OFFICIALS have defended their £2m beaver trial currently underway in Scotland from claims it is pointless.

The Scottish Wildlife Trist (SWT) is monitoring a group of 12 beavers at Knapdale, in rural Mid-Argyll, with a view to reintroducing them to Scotland.

But the trial has attracted criticism after it emerged around 100 beavers are living wild in and around parts of the River Tay.

Beavers are believed to cause damage to rivers and trees.

The animals are thought to have escaped from private collections or been deliberately released by landowners.

The Scottish Government said it will allow the “unlicensed” Tay beavers to stay put until the end of the official beaver trial in 2015.

Some critics of the official trial have said this makes a mockery of the SWT work in Argyll, as beavers have already been released in Scotland.

But Simon Milne, chief executive of SWT, defended the project.

He said: “The trial is now even more important because the future of beavers in Scotland will be decided by the government in two or three years.

“That needs to be based on good scientific evidence, and the Scottish beaver trial is providing that evidence – it is a full scientific trial.

“Using baseline data we can monitor the impact of the beaver on the habitat. The Tay has no baseline data.

“The future of beavers on the Tay rests very much on the outcome of the monitoring that is going on in Knapdale.”

He said the trial had brought considerable economic benefits to Mid Argyll.

Mr Milne added: “We have for four people employed on the trial, plus a number of volunteers engaged. That is not an insignificant number of people in a small rural area like Knapdale.
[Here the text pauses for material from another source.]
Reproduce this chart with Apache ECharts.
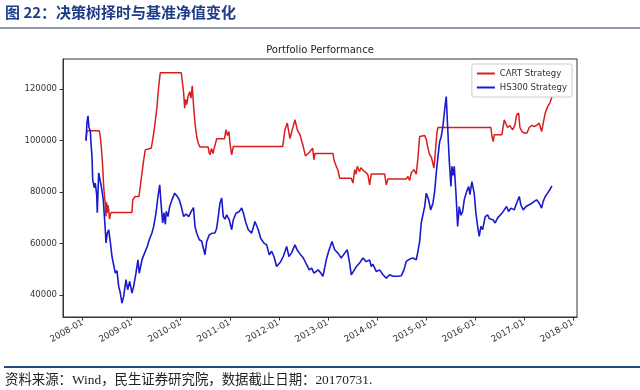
<!DOCTYPE html>
<html><head><meta charset="utf-8">
<script src="https://cdn.jsdelivr.net/npm/echarts@6/dist/echarts.min.js"></script>
<style>html,body{margin:0;padding:0;background:#fff}#c{width:640px;height:390px}</style>
</head><body><div id="c"></div>
<script>
// x values: months since 2008-01-01
const yearTicks = [0,12,24,36,48,60,72,84,96,108,120];
const yTicks = [40000,60000,80000,100000,120000];
const seriesNames = ['CART Strategy','HS300 Strategy'];
const hs300 = [[0.81,100000],[1.05,107000],[1.30,109600],[1.54,105000],[1.86,104000],[2.03,99000],[2.28,93800],[2.45,84800],[2.84,81700],[3.08,83500],[3.43,79000],[3.57,72000],[3.92,87500],[4.16,88000],[4.55,82200],[5.04,77000],[5.53,65400],[5.70,60300],[6.02,64000],[6.36,65400],[6.75,60800],[7.17,55000],[7.98,48600],[8.39,49500],[8.81,43400],[9.20,40900],[9.62,36900],[10.03,39500],[10.60,46000],[11.01,42100],[11.50,45300],[12.07,40800],[12.48,43500],[13.05,48600],[13.53,53700],[13.85,48500],[14.51,53700],[15.17,56400],[15.81,58900],[16.30,61500],[16.96,64200],[17.38,66700],[17.94,71800],[18.43,78300],[18.85,82800],[19.24,74400],[19.58,68000],[19.90,72000],[20.22,67500],[20.46,72500],[20.88,70500],[21.29,74400],[21.86,77000],[22.52,79600],[22.91,80200],[23.32,78000],[23.64,77000],[24.13,74400],[24.72,70500],[25.28,71500],[25.94,70500],[26.58,72500],[27.12,74000],[27.49,66700],[27.90,64100],[28.54,61500],[29.12,61000],[29.93,55700],[30.35,60800],[30.99,63400],[31.57,64000],[32.38,64100],[32.80,66000],[33.19,70500],[33.60,75700],[34.02,77700],[34.41,70500],[34.83,69500],[35.24,71200],[35.88,69200],[36.47,65400],[36.86,69200],[37.52,71800],[38.33,72500],[38.92,73800],[39.31,72000],[39.97,68000],[40.53,65400],[41.36,64100],[42.17,68600],[42.98,65400],[43.57,62100],[44.37,60200],[45.03,59500],[45.67,55700],[46.26,57000],[46.82,55000],[47.48,51100],[47.87,50500],[48.46,53000],[49.10,55000],[49.93,58900],[50.49,55000],[51.15,56500],[51.96,59500],[52.52,57500],[53.18,56000],[53.99,54500],[54.82,51800],[55.46,49800],[56.05,50500],[56.61,48500],[57.66,49800],[58.33,48500],[58.81,47300],[59.62,53700],[60.21,57000],[61.02,60800],[61.68,57600],[62.49,56300],[63.29,54400],[64.13,56300],[64.76,57600],[65.35,52400],[65.74,47900],[66.40,49500],[66.97,51100],[67.80,52500],[68.60,54400],[69.41,53000],[70.24,53700],[70.63,51100],[71.05,52000],[71.86,49200],[72.69,49800],[73.50,47900],[74.31,46600],[75.14,47900],[75.95,47300],[77.17,47300],[77.98,47500],[78.64,49800],[79.20,53100],[80.03,54000],[80.84,54400],[81.65,53700],[82.06,57000],[82.48,60800],[82.87,68000],[83.29,71200],[83.71,74400],[84.10,79600],[84.68,77000],[85.17,73100],[85.74,75700],[86.15,80200],[86.54,87300],[86.96,93800],[87.38,99600],[87.77,101600],[88.18,105500],[88.60,112000],[88.99,117100],[89.33,105500],[89.72,92600],[90.14,82200],[90.38,90000],[90.70,86500],[90.95,90000],[91.37,79600],[91.78,66700],[92.17,74400],[92.59,71000],[93.00,72500],[93.40,77000],[93.98,80200],[94.47,82200],[94.79,79000],[95.28,84100],[95.84,79500],[96.26,71800],[96.67,66700],[97.07,62800],[97.48,66700],[97.90,65400],[98.53,70500],[99.12,71200],[99.51,69800],[99.93,69200],[100.49,69200],[100.98,68000],[101.57,70000],[101.96,70500],[102.62,71800],[103.19,73100],[103.77,74400],[104.26,72500],[104.83,73800],[105.63,73100],[106.22,75700],[106.86,78300],[107.27,75000],[107.84,73100],[108.50,74400],[109.31,75100],[109.97,75700],[110.53,76400],[111.12,77000],[111.75,75700],[112.34,73800],[112.73,76400],[113.22,78300],[113.81,79600],[114.37,81000],[114.86,82400]];
const cart = [[0.81,100000],[1.05,103800],[4.06,103800],[4.31,101600],[4.55,97700],[4.89,90000],[5.14,82200],[5.34,78000],[5.53,75700],[5.70,70500],[5.87,76000],[6.02,72000],[6.19,75000],[6.36,73100],[6.56,69500],[6.75,71200],[7.00,72100],[12.07,72100],[12.24,77000],[12.87,78300],[13.78,78300],[14.10,82200],[14.51,87400],[14.93,92500],[15.32,96400],[15.74,97100],[16.79,97100],[17.13,100300],[17.62,105500],[18.19,113200],[18.60,121000],[18.99,126400],[24.13,126400],[24.72,118400],[24.96,112600],[25.21,116000],[25.45,114000],[25.77,117000],[26.19,119000],[26.51,116500],[26.82,121300],[27.12,114000],[27.49,106800],[27.90,101600],[28.29,99000],[28.71,97500],[30.74,97500],[30.91,95500],[31.16,94500],[31.52,97000],[31.89,95000],[32.26,97500],[32.80,100700],[34.71,100700],[35.07,104200],[35.44,102000],[35.81,103500],[36.05,99000],[36.47,94500],[36.86,97700],[48.95,97700],[49.51,104200],[50.08,106800],[50.74,100800],[51.35,104500],[51.96,108100],[52.57,104000],[53.18,102300],[53.99,97700],[54.53,94000],[54.97,93800],[55.51,95500],[56.29,97100],[56.61,92600],[56.86,95000],[61.26,95000],[61.51,92600],[62.07,90000],[62.49,88500],[62.90,85400],[65.74,85400],[66.16,83500],[66.58,88700],[66.90,87000],[67.21,90000],[67.75,88000],[68.12,89500],[68.60,88500],[69.41,87500],[69.83,86700],[70.24,82800],[70.63,87000],[73.91,87000],[74.31,82800],[74.72,85100],[79.20,85100],[79.62,86100],[80.03,84500],[80.42,87500],[81.09,88700],[81.65,87000],[82.06,93200],[82.48,101600],[83.71,102000],[84.10,100500],[84.51,97100],[84.93,94500],[85.37,93500],[85.98,89300],[86.30,95100],[86.71,102900],[86.96,105100],[99.93,105100],[100.18,101600],[100.49,99600],[100.74,102300],[102.62,102300],[103.19,108100],[103.60,106500],[104.02,105100],[104.58,105800],[105.24,104200],[105.80,106000],[106.22,110000],[106.71,110700],[107.03,105100],[107.52,103500],[108.01,103000],[108.75,103000],[109.31,105100],[109.97,105900],[110.53,105500],[111.12,105900],[111.75,106800],[112.34,103500],[112.73,106800],[113.22,110700],[113.81,113200],[114.37,114700],[114.86,116900]];

const chart = echarts.init(document.getElementById('c'), null, {renderer:'canvas'});
const axisFont = 'DejaVu Sans';
chart.setOption({
  animation: false,
  backgroundColor: '#fff',
  title: {
    text: 'Portfolio Performance', left: 'center', top: 40,
    textStyle: {fontFamily: axisFont, fontSize: 10, fontWeight: 'normal', color: '#222'}
  },
  legend: {
    orient: 'vertical', right: 68, top: 64,
    data: seriesNames, icon: 'rect', itemWidth: 18, itemHeight: 2, itemGap: 5,
    padding: [5, 5, 5, 5],
    borderColor: '#ccc', borderWidth: 1, borderRadius: 2, backgroundColor: '#fff',
    textStyle: {fontFamily: axisFont, fontSize: 8.5, color: '#333'}
  },
  grid: {left: 63, right: 63, top: 59, bottom: 73, show: true, borderColor: '#333', borderWidth: 1, backgroundColor: 'transparent'},
  xAxis: {
    type: 'value', min: -4.82, max: 121,
    axisLine: {show: true, onZero: false, lineStyle: {color: '#333'}},
    axisTick: {show: true, customValues: yearTicks, length: 3.5, lineStyle: {color: '#333'}},
    axisLabel: {customValues: yearTicks, rotate: 30, fontFamily: axisFont, fontSize: 8.8, color: '#333', margin: 5,
      formatter: v => (2008 + Math.round(v / 12)) + '-01'},
    splitLine: {show: false}
  },
  yAxis: {
    type: 'value', min: 31500, max: 131700,
    axisLine: {show: true, onZero: false, lineStyle: {color: '#333'}},
    axisTick: {show: true, customValues: yTicks, length: 3.5, lineStyle: {color: '#333'}},
    axisLabel: {customValues: yTicks, fontFamily: axisFont, fontSize: 8.5, color: '#333', margin: 6,
      formatter: v => String(v)},
    splitLine: {show: false}
  },
  series: [
    {name: seriesNames[0], type: 'line', data: cart, showSymbol: false, symbol: 'none',
      lineStyle: {color: '#d81e1e', width: 1.5}, itemStyle: {color: '#d81e1e'}},
    {name: seriesNames[1], type: 'line', data: hs300, showSymbol: false, symbol: 'none',
      lineStyle: {color: '#1a1acc', width: 1.6}, itemStyle: {color: '#1a1acc'}}
  ],
  graphic: [
    {type: 'text', left: 5, top: 5, style: {text: '图 22：决策树择时与基准净值变化', font: 'bold 15px "Noto Sans CJK SC"', fill: '#1f3c88'}},
    {type: 'line', shape: {x1: 0, y1: 28, x2: 640, y2: 28}, style: {stroke: '#1f3354', lineWidth: 1}},
    {type: 'line', shape: {x1: 4, y1: 367, x2: 640, y2: 367}, style: {stroke: '#1f4e79', lineWidth: 2}},
    {type: 'text', left: 5, top: 374, style: {text: '资料来源：Wind，民生证券研究院，数据截止日期：20170731.', font: '13.4px "Liberation Serif", "Noto Sans CJK SC"', fill: '#222'}}
  ]
});
</script></body></html>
“And more importantly, there is an increasing number of people who are being attracted to the area to see the beavers.

“We shouldn’t be surprised by this since other reintroductions such as white-tailed sea eagles on Mull and red kites in Dumfries and Galloway have also attracted visitors.”

Jane Allan, of Seafield Farm, Achnamara, which is close to the site of the official beaver trial in Knapdale Forest, called for the Scottish Wildlife Trust project to be abandoned, calling it a: “nonsense”.

Stewart Stevenson, the Scottish Environment Minister, said that the stay of execution had come about because “there is potential for an important and unwelcome precedent to be set, so we must consider environmental and other impacts”.

Some of the beavers living around the Tay are believed to have escaped from private collections or been deliberately released.

The move follows a report from Scottish Natural Heritage (SNH) which had outlined three options, the most extreme of which involved killing the creatures. They are believed to cause damage to rivers and trees.

David Bale from SNH, who will lead the monitoring group, said: “The information about Tayside beavers, along with comprehensive research from the Scottish Beaver Trial at Knapdale and other sources, should give the minister a full range of information to make his decision in 2015.